The news came through social media, when the producer announced the completion of a new track called “Lightwave.” We were immediately curious, and decided to reach out for an interview to find out what happened when Perseus decided to go on hiatus, what occurred in the period since and of course what prompted the return of one of the most respected producers, DJs and labels in the industry.
Thank you. Feeling renewed, returned to days of old.
What have you been up to these last few years since French Express and the Perseus project have been on hold?
Trying to find what I lost — myself. Took up baking, cooking, producing a lot of hip hop and r&b, gaming, film, 3D—anything but the music I needed to do. It was only when I stopped running towards distractions that things took a turn for the better.

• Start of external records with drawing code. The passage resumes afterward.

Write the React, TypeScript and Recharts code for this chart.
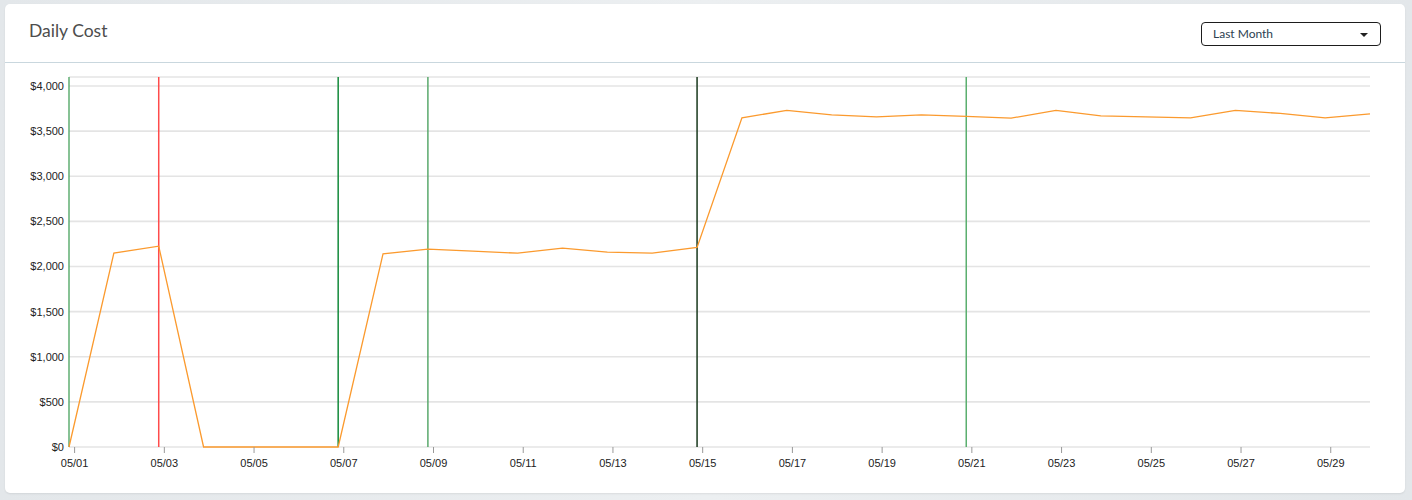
import { LineChart, Line, XAxis, YAxis, CartesianGrid, ReferenceLine } from 'recharts';

const DAYS = [
  '05/01', '05/02', '05/03', '05/04', '05/05', '05/06', '05/07', '05/08', '05/09', '05/10',
  '05/11', '05/12', '05/13', '05/14', '05/15', '05/16', '05/17', '05/18', '05/19', '05/20',
  '05/21', '05/22', '05/23', '05/24', '05/25', '05/26', '05/27', '05/28', '05/29', '05/30',
];

const COST = [
  0, 2148, 2226, 0, 0, 0, 0, 2141, 2192, 2170,
  2148, 2204, 2159, 2148, 2211, 3648, 3730, 3681, 3659, 3681,
  3663, 3644, 3730, 3670, 3659, 3648, 3730, 3696, 3648, 3692,
];

const Y_TICKS = [0, 500, 1000, 1500, 2000, 2500, 3000, 3500, 4000];

// event markers: day label + colour
const EVENTS = [
  { day: '05/01', color: '#5fae72' },
  { day: '05/03', color: '#ff4b4b' },
  { day: '05/07', color: '#13893a' },
  { day: '05/09', color: '#5aa96c' },
  { day: '05/15', color: '#18381c' },
  { day: '05/21', color: '#5aaf6e' },
];

// ticks sit a few hours after the data points (timezone shift in the source)
const TICK_SHIFT = 0.125;

const data = DAYS.map((d, i) => ({ x: i, day: d, cost: COST[i] }));
const xTicks = DAYS.map((_, i) => i).filter((i) => i % 2 === 0).map((i) => i + TICK_SHIFT);

const money = (v: number) => '$' + v.toLocaleString('en-US');

const tickFont = { fontSize: 11, fill: '#222', fontFamily: '"Liberation Sans", Arial, sans-serif' };

export default function App() {
  return (
    <div style={{ position: 'fixed', left: 0, top: 0, width: 1412, height: 500, background: 'linear-gradient(90deg, #e3e7ea, #eceff1 50%, #e3e7ea)' }}>
      <div
        style={{
          position: 'absolute', left: 5, top: 4, width: 1400, height: 489, background: '#fff',
          borderRadius: 5, boxShadow: '0 1px 2px rgba(0,0,0,0.08)',
        }}
      />
      <div style={{ position: 'absolute', left: 5, top: 62, width: 1400, height: 1, background: '#c9d7de' }} />
      <div
        style={{
          position: 'absolute', left: 29, top: 20, fontFamily: 'Lato, "Open Sans", sans-serif', fontSize: 17.5,
          color: '#4d4d4d',
        }}
      >
        Daily Cost
      </div>
      <div
        style={{
          position: 'absolute', left: 1201, top: 22, height: 22, border: '1px solid #1d1d1d',
          borderRadius: 4, fontFamily: 'Lato, "Open Sans", sans-serif', fontSize: 12, color: '#2c3e50',
          lineHeight: '22px', paddingLeft: 11, boxSizing: 'content-box', width: 167,
        }}
      >
        Last Month
        <span
          style={{
            position: 'absolute', right: 12, top: 10, width: 0, height: 0,
            borderLeft: '4px solid transparent', borderRight: '4px solid transparent', borderTop: '4px solid #222',
          }}
        />
      </div>
      <div style={{ position: 'absolute', left: 0, top: 0 }}>
        <LineChart width={1412} height={500} data={data} margin={{ top: 77, right: 42, left: 0, bottom: 0 }}>
          <CartesianGrid horizontal vertical={false} stroke="#e4e4e4" strokeWidth={1.6} />
          <XAxis
            dataKey="x"
            type="number"
            domain={[0, DAYS.length - 1]}
            ticks={xTicks}
            tickFormatter={(v: number) => DAYS[Math.round(v - TICK_SHIFT)]}
            height={53}
            axisLine={false}
            tickSize={6}
            tickMargin={6}
            tickLine={{ stroke: '#999' }}
            tick={tickFont}
            interval={0}
          />
          <YAxis
            type="number"
            domain={[0, 4100]}
            ticks={Y_TICKS}
            tickFormatter={money}
            width={69}
            axisLine={false}
            tickLine={false}
            tickSize={3}
            tickMargin={2}
            tick={tickFont}
            interval={0}
          />
          {EVENTS.map((e) => (
            <ReferenceLine key={e.day} x={DAYS.indexOf(e.day)} stroke={e.color} strokeWidth={1.5} />
          ))}
          <Line
            type="linear"
            dataKey="cost"
            stroke="#fb9a2e"
            strokeWidth={1.3}
            dot={false}
            isAnimationActive={false}
          />
        </LineChart>
      </div>
    </div>
  );
}
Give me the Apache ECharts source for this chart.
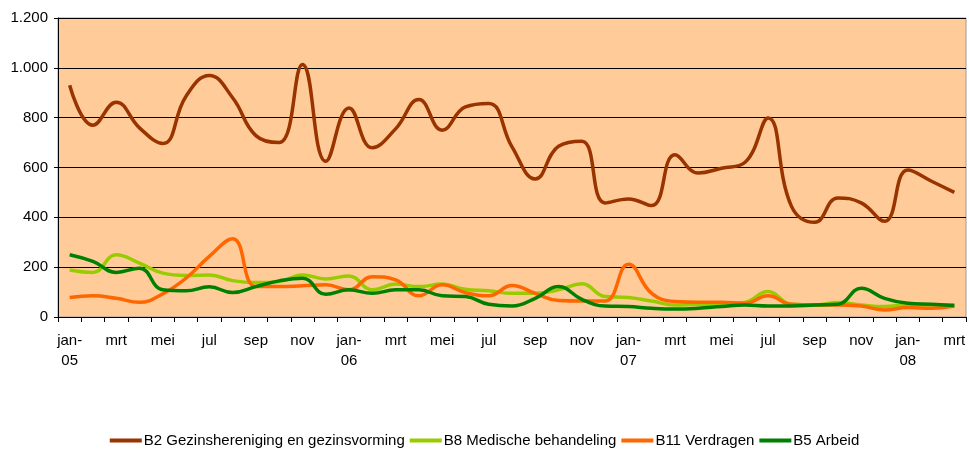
<!DOCTYPE html>
<html>
<head>
<meta charset="utf-8">
<script src="https://cdn.jsdelivr.net/npm/echarts@6/dist/echarts.min.js"></script>
<style>
html,body{margin:0;padding:0;background:#fff;}
#chart{width:969px;height:454px;}
</style>
</head>
<body>
<div id="chart"></div>
<script>
const months = [
  'jan-\n05','feb','mrt','apr','mei','jun','jul','aug','sep','okt','nov','dec',
  'jan-\n06','feb','mrt','apr','mei','jun','jul','aug','sep','okt','nov','dec',
  'jan-\n07','feb','mrt','apr','mei','jun','jul','aug','sep','okt','nov','dec',
  'jan-\n08','feb','mrt'
];
const yTickLabels = ['0','200','400','600','800','1.000','1.200'];

const seriesNames = [
  'B2 Gezinshereniging en gezinsvorming',
  'B8 Medische behandeling',
  'B11 Verdragen',
  'B5 Arbeid'
];
const b2 = [930,770,862,759,696,886,969,880,728,700,1013,625,839,679,755,873,750,843,857,683,
            554,685,705,458,474,447,651,578,597,620,799,445,380,478,458,384,590,546,500];
const b8 = [189,179,250,216,176,167,169,146,138,142,169,153,165,109,132,122,132,111,105,95,
            95,109,133,82,78,64,48,51,51,58,102,51,48,58,48,42,48,48,48];
const b11 = [78,85,75,59,93,156,243,314,122,122,125,129,109,162,149,85,129,98,85,126,
             95,66,64,64,212,95,62,59,59,55,85,51,48,48,44,28,38,35,44];
const b5 = [250,223,179,196,109,105,121,98,122,145,156,91,109,95,109,109,85,82,51,44,
            75,122,71,44,42,35,32,35,42,48,44,44,48,51,115,75,55,51,46];
const colors = ['#993300','#99CC00','#FF6600','#008000'];
const allData = [b2, b8, b11, b5];

const FONT = '"Liberation Sans", Arial, sans-serif';
const chart = echarts.init(document.getElementById('chart'), null, {renderer:'canvas'});
chart.setOption({
  animation: false,
  backgroundColor: '#ffffff',
  textStyle: {fontFamily: FONT},
  grid: {
    left: 58, right: 3, top: 18, bottom: 137,
    show: true, backgroundColor: '#FFCC99', borderColor: '#9a9a9a', borderWidth: 1
  },
  legend: {
    bottom: 1, left: 'center',
    icon: 'rect', itemWidth: 32, itemHeight: 4, itemGap: 5,
    textStyle: {fontFamily: FONT, fontSize: 15, color: '#000', padding: [0, 0, 0, -3]},
    data: seriesNames
  },
  xAxis: {
    type: 'category', boundaryGap: true, data: months,
    axisLine: {lineStyle: {color: '#000', width: 1}},
    axisTick: {show: true, interval: 0, length: 5, lineStyle: {color: '#000'}},
    axisLabel: {interval: 1, color: '#000', fontSize: 15, fontFamily: FONT, lineHeight: 20, margin: 14},
    splitLine: {show: false}
  },
  yAxis: {
    type: 'value', min: 0, max: 1200, interval: 200,
    axisLine: {show: true, lineStyle: {color: '#000', width: 1}},
    axisTick: {show: true, length: 4, lineStyle: {color: '#000'}},
    axisLabel: {
      color: '#000', fontSize: 15, fontFamily: FONT, margin: 10,
      formatter: function (v) { return yTickLabels[Math.round(v / 200)]; }
    },
    splitLine: {show: true, lineStyle: {color: '#000', width: 1}}
  },
  series: allData.map(function (d, i) {
    return {
      name: seriesNames[i], type: 'line', data: d, smooth: 0.45,
      showSymbol: false, symbol: 'none',
      lineStyle: {color: colors[i], width: 3.5},
      itemStyle: {color: colors[i]}
    };
  })
});
</script>
</body>
</html>
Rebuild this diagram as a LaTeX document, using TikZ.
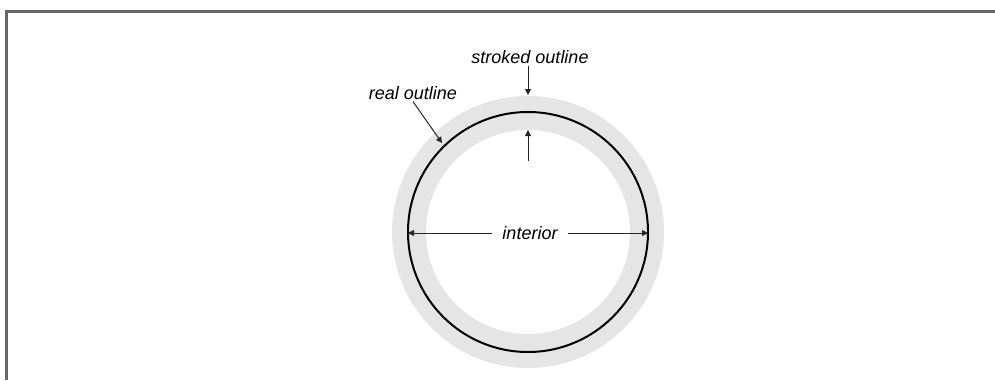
\documentclass[tikz,border=0pt]{standalone}
\usepackage{fontspec}
\setmainfont{Liberation Sans}
\usepackage{tikz}
\usetikzlibrary{arrows.meta, positioning}

\begin{document}
\begin{tikzpicture}[
  x=0.5pt, y=-0.5pt,
  every node/.style={font=\itshape\fontsize{9}{10}\selectfont, inner sep=1pt},
  pointer/.style={draw=black!85, line width=0.5pt, -{Triangle[length=3pt,width=3pt]}},
  frameline/.style={draw=black!60, line width=1.5pt},
]
  \useasboundingbox (0,0) rectangle (995,380);
  % frame
  \draw[frameline] (5,11) -- (995,11);
  \draw[frameline] (6.5,10.3) -- (6.5,380);
  % the stroked band and the real outline
  \coordinate (c) at (528,232);
  \draw[gray!20, line width=17pt] (c) circle[radius=119];
  \draw[black, line width=1pt] (c) circle[radius=120];
  % labels
  \node[anchor=base] (stroked) at (530,63) {stroked outline};
  \node[anchor=base] (real) at (413,99) {real outline};
  \node[anchor=base, inner xsep=5pt] (interior) at (530,239) {interior};
  % arrow ends
  \coordinate (ringtop) at (528,95);
  \coordinate (ringin) at (528,130);
  \coordinate (tail) at (528,161);
  \coordinate (hit) at (442,143);
  \coordinate (lft) at (408,233);
  \coordinate (rgt) at (648,233);
  % arrows
  \draw[pointer] (stroked.south -| ringtop) -- (ringtop);
  \draw[pointer] (tail) -- (ringin);
  \draw[pointer] (real.south) -- (hit);
  \draw[pointer] (interior.west |- lft) -- (lft);
  \draw[pointer] (interior.east |- rgt) -- (rgt);
\end{tikzpicture}
\end{document}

If ok with you I’d like to backtrack to those days, weeks and months when you decided to put a pause to the project. What exactly happened that prompted that decision?
Discontent with my dj sets. I wasn’t playing my own music, and it wasn’t fair to the people who came to hear it. Around the last year, I’d crowbar 3-4 of my tracks into the opening or ending just so I could take the set where I wanted. Started to stall after the release of “Shadow of the Beast” in Oct 2013 until. So I got busy in the careers of others, and stopped releasing music.
Things took off for Perseus in a way I never anticipated. I’m ever thankful it did. In all honesty, I was watching Clash of the Titans the same day I finished “Russian Girlfriends.” Never thought flipping my favorite r&b licks would catch a peak moment with some people.
What grew uncomfortable was how time-sensitive the music was to me, and people (with good sense) wanted to hear more… hard to do when I had already moved on. Before my first soundcloud follower, there was no one but myself to musically please. Thinking of how to satisfy others, when I wasn’t feeling it anymore, was a whole new trip out.
An unwritten rule to making something good is to enjoy what you’re making.
Was it always meant to be an actual pause or did you intend to put an end to the project altogether?
The pause was a means of zooming out. Once grounded, I eventually realized the project is what I make it, and didn’t need to escape its history any longer. So I evolve with it.
As for hitting pause on the label, I felt like the direction of Perseus needed to be clear to be able to steer French Express.
Why was the decision to stop both projects a simultaneous one? Can Perseus or French Express live without one another?
What a lot of people don’t know is that French Express started as a music blog back in 2008. The name’s connotation could be confusing if you didn’t know its origin: to once import and make popular the French sound (Lifelike, Braxe, Falke), sounds I was heavily into at the time. But the purpose remains… when things go stale, to seek the good around the bend and publicize it first.
As long as there’s a burning desire to raise a new sound, FE will always be around.
So… let’s talk about today and now. Are Perseus and French Express actually back?
What does “back” mean for the months and years to come? Do you see both projects going back to being as active as they were before?
Back has a double meaning here: “Backwards to go forward” is what brought me back. It worked out similarly for Sting too.
Back also means giving back. R&B and trance were inescapable during the mid-to-late 90s. I’ve always drawn from them for inspiration. But electronic music was one layer deeper for me. The nascence of electronic music culture had pulled me into its gravity like it had done so with so many others. It was there for me at a very young age, and I always wanted to give back.
For the first time in over a decade I’m excited about what’s percolating under the lid: we’re about to witness the rebirth of euphoric dance music, “trance through techno,” or something like that. Techno has evolved and grown emotions, and is starting to sound more like slowed-down trance without the excess. In the years to come I think we’ll see the reincarnation of trance’s effect on dance music the same way techno, and deep house before it, were revitalized.
Do you have any plans to get back to playing gigs also?
Of course, connecting with people through music is what makes years of solitude worth it.
What other music do you have in the pipeline for the rest of 2019?
Expect more uplifting and melancholic pieces, or “romantic techno™™™.”
Do you expect to involve other artists on the label and if so will this include those previously in the crew?
This time around the format will be open-source, anyone willing to hear me complain about ‘things not being what they used to be’ is welcome.
Finally, do you have anything you’d like to specifically say to French Express and Perseus fans that have been waiting for this comeback?
That I’ve not only been MIA from them but from myself as well. Thanks for still listening. I’m lucky to have some of the most loyal listeners, and it’s evident every time I get to meet them before/after a show. I feel the warmth.